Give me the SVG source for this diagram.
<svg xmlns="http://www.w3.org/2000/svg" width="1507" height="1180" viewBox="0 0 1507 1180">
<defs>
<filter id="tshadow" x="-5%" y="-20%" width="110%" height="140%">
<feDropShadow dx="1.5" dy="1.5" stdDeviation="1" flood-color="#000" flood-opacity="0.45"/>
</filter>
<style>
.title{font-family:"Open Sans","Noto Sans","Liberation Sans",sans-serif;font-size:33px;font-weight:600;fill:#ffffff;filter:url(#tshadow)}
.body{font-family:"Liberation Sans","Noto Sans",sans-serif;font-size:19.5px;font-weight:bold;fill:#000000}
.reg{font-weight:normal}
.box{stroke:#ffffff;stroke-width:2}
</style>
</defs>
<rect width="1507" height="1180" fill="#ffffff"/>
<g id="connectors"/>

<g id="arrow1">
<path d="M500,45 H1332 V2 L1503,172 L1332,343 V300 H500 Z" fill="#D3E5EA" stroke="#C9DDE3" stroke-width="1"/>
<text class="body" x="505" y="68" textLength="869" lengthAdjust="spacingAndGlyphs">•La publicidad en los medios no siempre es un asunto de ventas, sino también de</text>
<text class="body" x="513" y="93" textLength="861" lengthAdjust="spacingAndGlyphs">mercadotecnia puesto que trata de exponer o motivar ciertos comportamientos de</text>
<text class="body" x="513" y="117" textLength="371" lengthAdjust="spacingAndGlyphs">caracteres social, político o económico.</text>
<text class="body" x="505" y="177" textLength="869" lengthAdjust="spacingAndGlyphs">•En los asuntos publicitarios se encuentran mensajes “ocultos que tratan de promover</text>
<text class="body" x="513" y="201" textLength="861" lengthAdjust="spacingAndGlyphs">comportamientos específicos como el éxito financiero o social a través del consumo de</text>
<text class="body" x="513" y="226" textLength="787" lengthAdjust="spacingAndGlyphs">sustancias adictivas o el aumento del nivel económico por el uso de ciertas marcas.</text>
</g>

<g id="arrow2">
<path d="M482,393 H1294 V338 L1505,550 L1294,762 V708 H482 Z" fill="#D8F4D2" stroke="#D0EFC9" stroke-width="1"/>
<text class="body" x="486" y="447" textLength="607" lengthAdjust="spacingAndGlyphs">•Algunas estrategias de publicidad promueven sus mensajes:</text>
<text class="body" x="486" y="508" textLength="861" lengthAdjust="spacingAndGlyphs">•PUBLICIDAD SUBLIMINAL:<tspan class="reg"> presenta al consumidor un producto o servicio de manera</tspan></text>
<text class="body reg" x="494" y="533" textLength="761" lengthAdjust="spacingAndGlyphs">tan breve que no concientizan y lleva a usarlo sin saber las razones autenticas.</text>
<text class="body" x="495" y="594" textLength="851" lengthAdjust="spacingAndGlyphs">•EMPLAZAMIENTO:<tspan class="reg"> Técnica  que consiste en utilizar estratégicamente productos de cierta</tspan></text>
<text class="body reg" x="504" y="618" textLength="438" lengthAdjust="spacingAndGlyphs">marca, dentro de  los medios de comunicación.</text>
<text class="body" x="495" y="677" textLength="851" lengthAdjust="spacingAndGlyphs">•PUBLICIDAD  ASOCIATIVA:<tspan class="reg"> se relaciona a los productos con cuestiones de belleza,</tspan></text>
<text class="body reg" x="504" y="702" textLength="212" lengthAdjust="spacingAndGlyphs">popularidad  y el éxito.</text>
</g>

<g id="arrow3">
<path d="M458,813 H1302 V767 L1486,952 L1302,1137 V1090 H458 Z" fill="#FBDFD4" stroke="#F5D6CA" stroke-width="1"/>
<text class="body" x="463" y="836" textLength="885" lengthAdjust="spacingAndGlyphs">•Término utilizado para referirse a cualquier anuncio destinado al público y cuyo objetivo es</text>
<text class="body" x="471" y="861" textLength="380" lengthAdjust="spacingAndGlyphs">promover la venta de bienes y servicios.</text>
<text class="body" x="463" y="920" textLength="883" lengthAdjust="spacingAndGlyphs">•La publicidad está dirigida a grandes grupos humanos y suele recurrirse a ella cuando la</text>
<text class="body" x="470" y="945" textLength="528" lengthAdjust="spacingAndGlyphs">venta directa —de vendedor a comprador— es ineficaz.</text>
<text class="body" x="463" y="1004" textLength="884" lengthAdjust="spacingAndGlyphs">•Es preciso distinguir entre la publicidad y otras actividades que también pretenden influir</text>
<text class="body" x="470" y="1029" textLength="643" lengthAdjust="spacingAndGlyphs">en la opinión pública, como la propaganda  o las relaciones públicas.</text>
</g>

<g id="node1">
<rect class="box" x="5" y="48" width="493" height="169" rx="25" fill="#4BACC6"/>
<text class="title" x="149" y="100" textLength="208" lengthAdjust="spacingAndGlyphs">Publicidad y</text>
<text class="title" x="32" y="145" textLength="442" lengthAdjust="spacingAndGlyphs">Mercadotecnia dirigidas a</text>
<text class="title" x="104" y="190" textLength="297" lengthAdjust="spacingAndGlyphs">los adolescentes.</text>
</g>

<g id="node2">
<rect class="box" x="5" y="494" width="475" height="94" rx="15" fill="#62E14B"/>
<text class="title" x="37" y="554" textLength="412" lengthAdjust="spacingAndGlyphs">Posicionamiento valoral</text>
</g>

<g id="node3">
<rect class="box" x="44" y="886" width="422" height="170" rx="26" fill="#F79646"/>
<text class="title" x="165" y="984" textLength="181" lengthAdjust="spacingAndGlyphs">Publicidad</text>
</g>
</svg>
※ ※ ※
◆ Problem details
Using the data above, return each line exactly as written.

◆ In response
Give me the SVG source for this diagram.
<svg xmlns="http://www.w3.org/2000/svg" width="1507" height="1180" viewBox="0 0 1507 1180">
<defs>
<filter id="tshadow" x="-5%" y="-20%" width="110%" height="140%">
<feDropShadow dx="1.5" dy="1.5" stdDeviation="1" flood-color="#000" flood-opacity="0.45"/>
</filter>
<style>
.title{font-family:"Open Sans","Noto Sans","Liberation Sans",sans-serif;font-size:33px;font-weight:600;fill:#ffffff;filter:url(#tshadow)}
.body{font-family:"Liberation Sans","Noto Sans",sans-serif;font-size:19.5px;font-weight:bold;fill:#000000}
.reg{font-weight:normal}
.box{stroke:#ffffff;stroke-width:2}
</style>
</defs>
<rect width="1507" height="1180" fill="#ffffff"/>
<g id="connectors"/>

<g id="arrow1">
<path d="M500,45 H1332 V2 L1503,172 L1332,343 V300 H500 Z" fill="#D3E5EA" stroke="#C9DDE3" stroke-width="1"/>
<text class="body" x="505" y="68" textLength="869" lengthAdjust="spacingAndGlyphs">•La publicidad en los medios no siempre es un asunto de ventas, sino también de</text>
<text class="body" x="513" y="93" textLength="861" lengthAdjust="spacingAndGlyphs">mercadotecnia puesto que trata de exponer o motivar ciertos comportamientos de</text>
<text class="body" x="513" y="117" textLength="371" lengthAdjust="spacingAndGlyphs">caracteres social, político o económico.</text>
<text class="body" x="505" y="177" textLength="869" lengthAdjust="spacingAndGlyphs">•En los asuntos publicitarios se encuentran mensajes “ocultos que tratan de promover</text>
<text class="body" x="513" y="201" textLength="861" lengthAdjust="spacingAndGlyphs">comportamientos específicos como el éxito financiero o social a través del consumo de</text>
<text class="body" x="513" y="226" textLength="787" lengthAdjust="spacingAndGlyphs">sustancias adictivas o el aumento del nivel económico por el uso de ciertas marcas.</text>
</g>

<g id="arrow2">
<path d="M482,393 H1294 V338 L1505,550 L1294,762 V708 H482 Z" fill="#D8F4D2" stroke="#D0EFC9" stroke-width="1"/>
<text class="body" x="486" y="447" textLength="607" lengthAdjust="spacingAndGlyphs">•Algunas estrategias de publicidad promueven sus mensajes:</text>
<text class="body" x="486" y="508" textLength="861" lengthAdjust="spacingAndGlyphs">•PUBLICIDAD SUBLIMINAL:<tspan class="reg"> presenta al consumidor un producto o servicio de manera</tspan></text>
<text class="body reg" x="494" y="533" textLength="761" lengthAdjust="spacingAndGlyphs">tan breve que no concientizan y lleva a usarlo sin saber las razones autenticas.</text>
<text class="body" x="495" y="594" textLength="851" lengthAdjust="spacingAndGlyphs">•EMPLAZAMIENTO:<tspan class="reg"> Técnica  que consiste en utilizar estratégicamente productos de cierta</tspan></text>
<text class="body reg" x="504" y="618" textLength="438" lengthAdjust="spacingAndGlyphs">marca, dentro de  los medios de comunicación.</text>
<text class="body" x="495" y="677" textLength="851" lengthAdjust="spacingAndGlyphs">•PUBLICIDAD  ASOCIATIVA:<tspan class="reg"> se relaciona a los productos con cuestiones de belleza,</tspan></text>
<text class="body reg" x="504" y="702" textLength="212" lengthAdjust="spacingAndGlyphs">popularidad  y el éxito.</text>
</g>

<g id="arrow3">
<path d="M458,813 H1302 V767 L1486,952 L1302,1137 V1090 H458 Z" fill="#FBDFD4" stroke="#F5D6CA" stroke-width="1"/>
<text class="body" x="463" y="836" textLength="885" lengthAdjust="spacingAndGlyphs">•Término utilizado para referirse a cualquier anuncio destinado al público y cuyo objetivo es</text>
<text class="body" x="471" y="861" textLength="380" lengthAdjust="spacingAndGlyphs">promover la venta de bienes y servicios.</text>
<text class="body" x="463" y="920" textLength="883" lengthAdjust="spacingAndGlyphs">•La publicidad está dirigida a grandes grupos humanos y suele recurrirse a ella cuando la</text>
<text class="body" x="470" y="945" textLength="528" lengthAdjust="spacingAndGlyphs">venta directa —de vendedor a comprador— es ineficaz.</text>
<text class="body" x="463" y="1004" textLength="884" lengthAdjust="spacingAndGlyphs">•Es preciso distinguir entre la publicidad y otras actividades que también pretenden influir</text>
<text class="body" x="470" y="1029" textLength="643" lengthAdjust="spacingAndGlyphs">en la opinión pública, como la propaganda  o las relaciones públicas.</text>
</g>

<g id="node1">
<rect class="box" x="5" y="48" width="493" height="169" rx="25" fill="#4BACC6"/>
<text class="title" x="149" y="100" textLength="208" lengthAdjust="spacingAndGlyphs">Publicidad y</text>
<text class="title" x="32" y="145" textLength="442" lengthAdjust="spacingAndGlyphs">Mercadotecnia dirigidas a</text>
<text class="title" x="104" y="190" textLength="297" lengthAdjust="spacingAndGlyphs">los adolescentes.</text>
</g>

<g id="node2">
<rect class="box" x="5" y="494" width="475" height="94" rx="15" fill="#62E14B"/>
<text class="title" x="37" y="554" textLength="412" lengthAdjust="spacingAndGlyphs">Posicionamiento valoral</text>
</g>

<g id="node3">
<rect class="box" x="44" y="886" width="422" height="170" rx="26" fill="#F79646"/>
<text class="title" x="165" y="984" textLength="181" lengthAdjust="spacingAndGlyphs">Publicidad</text>
</g>
</svg>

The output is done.